I have never written about my confrontation with sexual harassment and I think the only time I have spoken openly about it is to my wife.
It happened 55 years ago and I remember it as clearly as if it was today.
I was a young reporter in the days when we had ‘rounds’ and the time to visit our contacts for a chat in the hope that a story might emerge.
One morning I visited such a contact, knocking on the door of his empty office in the small otherwise deserted building and announcing my presence.
“Just go in. I’ll be with you in a minute.”
So I went into his office and waited.
A minute later he appeared in the doorway, wearing nothing but a t-shirt.
He complained that his testicles were heavy and invited me to feel them.
I was horrified…and afraid. He was larger than me and was blocking the only way out.
I was speechless, literally speechless. I did not know what to say and I felt trapped.
To this day I do not know what his next move might have been, but two men appeared at the door. They looked at him, saw the look on my face, and told him in no uncertain terms to get out.

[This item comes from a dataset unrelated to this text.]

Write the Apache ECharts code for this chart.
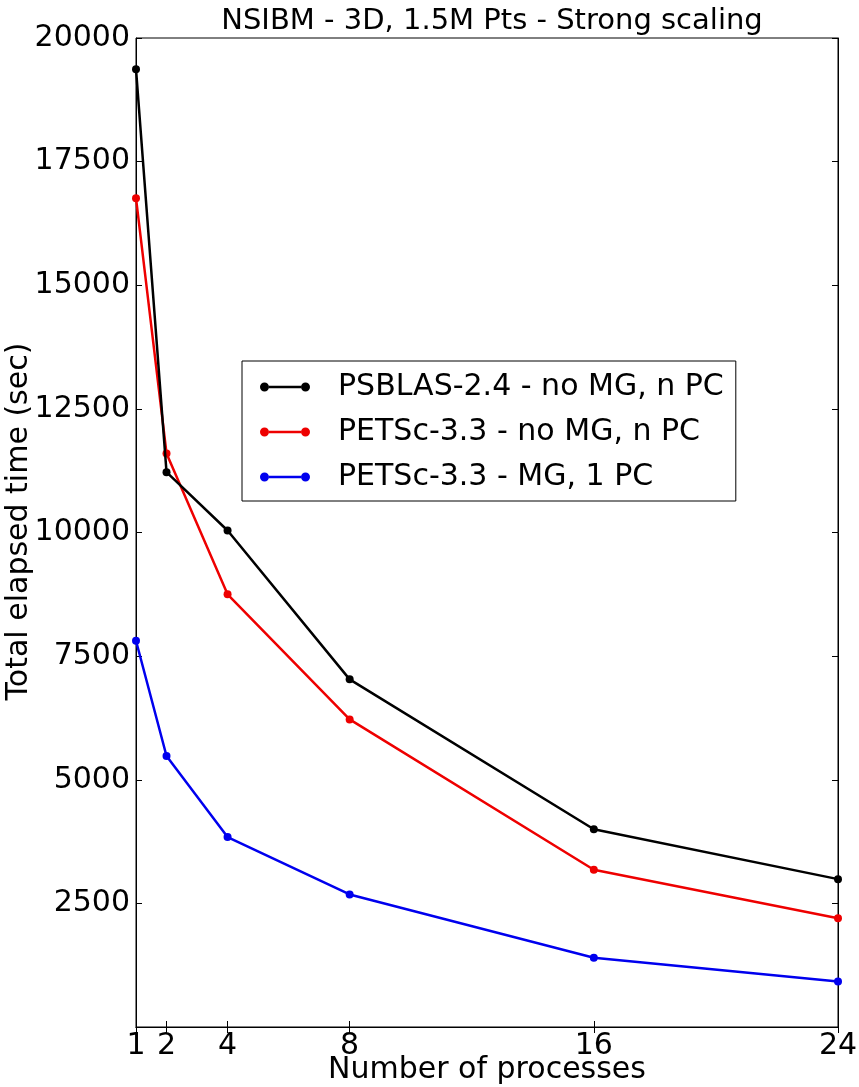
<!DOCTYPE html>
<html lang="en">
<head>
    <meta charset="UTF-8">
    <title>NSIBM strong scaling</title>
    <script src="https://cdn.jsdelivr.net/npm/echarts@6.0.0/dist/echarts.min.js"></script>
    <style>
        html, body { margin: 0; padding: 0; background: #fff; }
        #main { width: 859px; height: 1087px; }
    </style>
</head>
<body>
<div id="main"></div>
<script>
    // number of processes
    var procs = [1, 2, 4, 8, 16, 24];
    var tickLabels = [1, 2, 4, 8, 16, 24];

    // total elapsed time (sec)
    var psblasNoMG = [19370, 11220, 10040, 7030, 4000, 2990];
    var petscNoMG = [16760, 11600, 8750, 6220, 3180, 2200];
    var petscMG = [7810, 5480, 3840, 2680, 1400, 920];

    var names = ['PSBLAS-2.4 - no MG, n PC', 'PETSc-3.3 - no MG, n PC', 'PETSc-3.3 - MG, 1 PC'];
    var colors = ['#000000', '#ee0000', '#0000ee'];

    function pairs(ys) {
        var out = [];
        for (var i = 0; i < procs.length; i++) {
            out.push([procs[i], ys[i]]);
        }
        return out;
    }

    var font = 'DejaVu Sans';

    // legend icon: line with a dot at each end (pieces don't overlap)
    var legendIcon = 'path://M9,3.8L41,3.8L41,6.2L9,6.2Z' +
        'M0,5a4.5,4.5 0 1,0 9,0a4.5,4.5 0 1,0 -9,0Z' +
        'M41,5a4.5,4.5 0 1,0 9,0a4.5,4.5 0 1,0 -9,0Z';

    var chart = echarts.init(document.getElementById('main'));

    var serie = [];
    var allData = [psblasNoMG, petscNoMG, petscMG];
    for (var k = 0; k < allData.length; k++) {
        serie.push({
            name: names[k],
            type: 'line',
            data: pairs(allData[k]),
            symbol: 'circle',
            symbolSize: 8,
            showAllSymbol: true,
            lineStyle: {color: colors[k], width: 2.5},
            itemStyle: {color: colors[k]},
            animation: false,
            z: 3 - k
        });
    }

    var option = {
        backgroundColor: '#fff',
        animation: false,
        title: {
            text: 'NSIBM - 3D, 1.5M Pts - Strong scaling',
            left: 487,
            textAlign: 'center',
            top: 2,
            textStyle: {fontFamily: font, fontSize: 29, fontWeight: 'normal', color: '#000'}
        },
        grid: {
            left: 136,
            right: 21,
            top: 38,
            bottom: 60,
            outerBoundsMode: 'none',
            containLabel: false,
            show: true,
            borderColor: '#000',
            borderWidth: 1,
            backgroundColor: 'transparent'
        },
        legend: {
            orient: 'vertical',
            left: 242,
            top: 361,
            data: names,
            icon: legendIcon,
            itemWidth: 50,
            itemHeight: 9,
            itemGap: 11,
            padding: [9, 12, 7, 18],
            borderColor: '#000',
            borderWidth: 1,
            backgroundColor: '#fff',
            textStyle: {
                fontFamily: font, fontSize: 30, color: '#000',
                lineHeight: 34, padding: [0, 0, 0, 23]
            }
        },
        xAxis: [{
            type: 'value',
            min: 1,
            max: 24,
            name: 'Number of processes',
            nameLocation: 'middle',
            nameGap: 28,
            nameMoveOverlap: false,
            nameTextStyle: {fontFamily: font, fontSize: 30, color: '#000', verticalAlign: 'top'},
            axisLine: {show: true, lineStyle: {color: '#000', width: 1}},
            axisTick: {show: true, inside: true, length: 6, customValues: tickLabels, lineStyle: {color: '#000'}},
            axisLabel: {
                customValues: tickLabels,
                fontFamily: font, fontSize: 30, color: '#000', margin: 4
            },
            splitLine: {show: false}
        }, {
            type: 'value',
            position: 'top',
            min: 1,
            max: 24,
            axisLine: {show: true, lineStyle: {color: '#000', width: 1}},
            axisTick: {show: true, inside: true, length: 6, customValues: tickLabels, lineStyle: {color: '#000'}},
            axisLabel: {show: false},
            splitLine: {show: false}
        }],
        yAxis: [{
            type: 'value',
            min: 0,
            max: 20000,
            interval: 2500,
            name: 'Total elapsed time (sec)',
            nameLocation: 'middle',
            nameGap: 102,
            nameMoveOverlap: false,
            nameTextStyle: {fontFamily: font, fontSize: 30, color: '#000', padding: [0, 0, 0, 22]},
            axisLine: {show: true, lineStyle: {color: '#000', width: 1}},
            axisTick: {show: true, inside: true, length: 6, lineStyle: {color: '#000'}},
            axisLabel: {
                showMinLabel: false,
                formatter: function (v) { return String(v); },
                fontFamily: font, fontSize: 30, color: '#000', margin: 6
            },
            splitLine: {show: false}
        }, {
            type: 'value',
            position: 'right',
            min: 0,
            max: 20000,
            interval: 2500,
            axisLine: {show: true, lineStyle: {color: '#000', width: 1}},
            axisTick: {show: true, inside: true, length: 6, lineStyle: {color: '#000'}},
            axisLabel: {show: false},
            splitLine: {show: false}
        }],
        series: serie
    };

    chart.setOption(option);
</script>
</body>
</html>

I thanked them and left. I went back to the newsroom and told no-one. I did not lay a complaint. Who would back me up? I didn’t know the men who had appeared so fortuitously. I hadn’t had the presence of mind to even ask their names. And, perhaps worst of all, the harasser worked for a highly reputable organisation whose standing could be damaged by a complaint. I stayed silent.
It’s wrong to say no harm was done to me. Had it been harmless my less than faultless memory would have forgotten it by now. It hasn’t.
Yet there is a positive side to it. It has led to a deeper level of empathy with the victims of sexual harassment and with Mau’s campaign: # Me Too.